# Requirements:
The data below should be printed in full, exactly, and without any of its images.

# Available data:
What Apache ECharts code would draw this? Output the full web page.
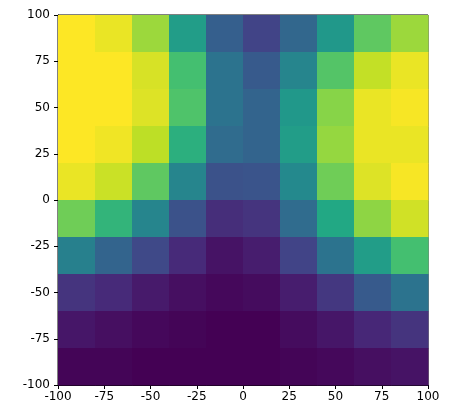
<!DOCTYPE html>
<html><head><meta charset="utf-8">
<script src="https://cdn.jsdelivr.net/npm/echarts@6/dist/echarts.min.js"></script>
<style>html,body{margin:0;padding:0;background:#fff}#c{width:450px;height:418px}</style>
</head><body><div id="c"></div>
<script>
const xCenters = [-90,-70,-50,-30,-10,10,30,50,70,90];
const yCenters = [90,70,50,30,10,-10,-30,-50,-70,-90];
const row90  = [1.0,0.97,0.85,0.55,0.30,0.20,0.33,0.53,0.75,0.85];
const row70  = [1.0,1.0,0.94,0.70,0.38,0.28,0.45,0.73,0.91,0.97];
const row50  = [1.0,1.0,0.95,0.72,0.38,0.32,0.53,0.82,0.97,0.99];
const row30  = [1.0,0.98,0.90,0.63,0.35,0.32,0.55,0.84,0.97,0.97];
const row10  = [0.97,0.92,0.75,0.45,0.25,0.26,0.47,0.78,0.95,0.99];
const rowm10 = [0.78,0.65,0.45,0.25,0.13,0.15,0.35,0.60,0.83,0.93];
const rowm30 = [0.43,0.32,0.22,0.12,0.05,0.08,0.20,0.38,0.55,0.70];
const rowm50 = [0.15,0.12,0.07,0.04,0.02,0.03,0.08,0.16,0.28,0.38];
const rowm70 = [0.06,0.04,0.02,0.01,0.0,0.0,0.03,0.06,0.11,0.15];
const rowm90 = [0.01,0.01,0.0,0.0,0.0,0.0,0.01,0.02,0.04,0.05];
const rows = [row90,row70,row50,row30,row10,rowm10,rowm30,rowm50,rowm70,rowm90];
const viridis = ['#440154','#482475','#414487','#355f8d','#2a788e','#21918c','#22a884','#44bf70','#7ad151','#bddf26','#fde725'];
const data = [];
rows.forEach((r,i)=>r.forEach((v,j)=>data.push([xCenters[j],yCenters[i],v])));
const chart = echarts.init(document.getElementById('c'));
const ax = {type:'value',min:-100,max:100,interval:25,
  axisLine:{show:true,onZero:false,lineStyle:{color:'#000'}},
  axisTick:{show:true,length:4,lineStyle:{color:'#000'}},
  axisLabel:{color:'#000',fontSize:12,fontFamily:'DejaVu Sans'},
  splitLine:{show:false}};
chart.setOption({
  animation:false,
  grid:{left:58,right:22,top:15,bottom:33,show:true,borderColor:'#000',borderWidth:1},
  xAxis:Object.assign({},ax,{axisLabel:Object.assign({},ax.axisLabel,{margin:6})}),
  yAxis:Object.assign({},ax),
  visualMap:{show:false,min:0,max:1,dimension:2,inRange:{color:viridis}},
  series:[{type:'custom',data:data,encode:{x:0,y:1},
    renderItem:function(params,api){
      const p0=api.coord([api.value(0)-10,api.value(1)+10]);
      const p1=api.coord([api.value(0)+10,api.value(1)-10]);
      return {type:'rect',shape:{x:p0[0],y:p0[1],width:p1[0]-p0[0]+0.5,height:p1[1]-p0[1]+0.5},
        style:{fill:api.visual('color')}};
    }}]
});
</script></body></html>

# Full answer:
What Apache ECharts code would draw this? Output the full web page.
<!DOCTYPE html>
<html><head><meta charset="utf-8">
<script src="https://cdn.jsdelivr.net/npm/echarts@6/dist/echarts.min.js"></script>
<style>html,body{margin:0;padding:0;background:#fff}#c{width:450px;height:418px}</style>
</head><body><div id="c"></div>
<script>
const xCenters = [-90,-70,-50,-30,-10,10,30,50,70,90];
const yCenters = [90,70,50,30,10,-10,-30,-50,-70,-90];
const row90  = [1.0,0.97,0.85,0.55,0.30,0.20,0.33,0.53,0.75,0.85];
const row70  = [1.0,1.0,0.94,0.70,0.38,0.28,0.45,0.73,0.91,0.97];
const row50  = [1.0,1.0,0.95,0.72,0.38,0.32,0.53,0.82,0.97,0.99];
const row30  = [1.0,0.98,0.90,0.63,0.35,0.32,0.55,0.84,0.97,0.97];
const row10  = [0.97,0.92,0.75,0.45,0.25,0.26,0.47,0.78,0.95,0.99];
const rowm10 = [0.78,0.65,0.45,0.25,0.13,0.15,0.35,0.60,0.83,0.93];
const rowm30 = [0.43,0.32,0.22,0.12,0.05,0.08,0.20,0.38,0.55,0.70];
const rowm50 = [0.15,0.12,0.07,0.04,0.02,0.03,0.08,0.16,0.28,0.38];
const rowm70 = [0.06,0.04,0.02,0.01,0.0,0.0,0.03,0.06,0.11,0.15];
const rowm90 = [0.01,0.01,0.0,0.0,0.0,0.0,0.01,0.02,0.04,0.05];
const rows = [row90,row70,row50,row30,row10,rowm10,rowm30,rowm50,rowm70,rowm90];
const viridis = ['#440154','#482475','#414487','#355f8d','#2a788e','#21918c','#22a884','#44bf70','#7ad151','#bddf26','#fde725'];
const data = [];
rows.forEach((r,i)=>r.forEach((v,j)=>data.push([xCenters[j],yCenters[i],v])));
const chart = echarts.init(document.getElementById('c'));
const ax = {type:'value',min:-100,max:100,interval:25,
  axisLine:{show:true,onZero:false,lineStyle:{color:'#000'}},
  axisTick:{show:true,length:4,lineStyle:{color:'#000'}},
  axisLabel:{color:'#000',fontSize:12,fontFamily:'DejaVu Sans'},
  splitLine:{show:false}};
chart.setOption({
  animation:false,
  grid:{left:58,right:22,top:15,bottom:33,show:true,borderColor:'#000',borderWidth:1},
  xAxis:Object.assign({},ax,{axisLabel:Object.assign({},ax.axisLabel,{margin:6})}),
  yAxis:Object.assign({},ax),
  visualMap:{show:false,min:0,max:1,dimension:2,inRange:{color:viridis}},
  series:[{type:'custom',data:data,encode:{x:0,y:1},
    renderItem:function(params,api){
      const p0=api.coord([api.value(0)-10,api.value(1)+10]);
      const p1=api.coord([api.value(0)+10,api.value(1)-10]);
      return {type:'rect',shape:{x:p0[0],y:p0[1],width:p1[0]-p0[0]+0.5,height:p1[1]-p0[1]+0.5},
        style:{fill:api.visual('color')}};
    }}]
});
</script></body></html>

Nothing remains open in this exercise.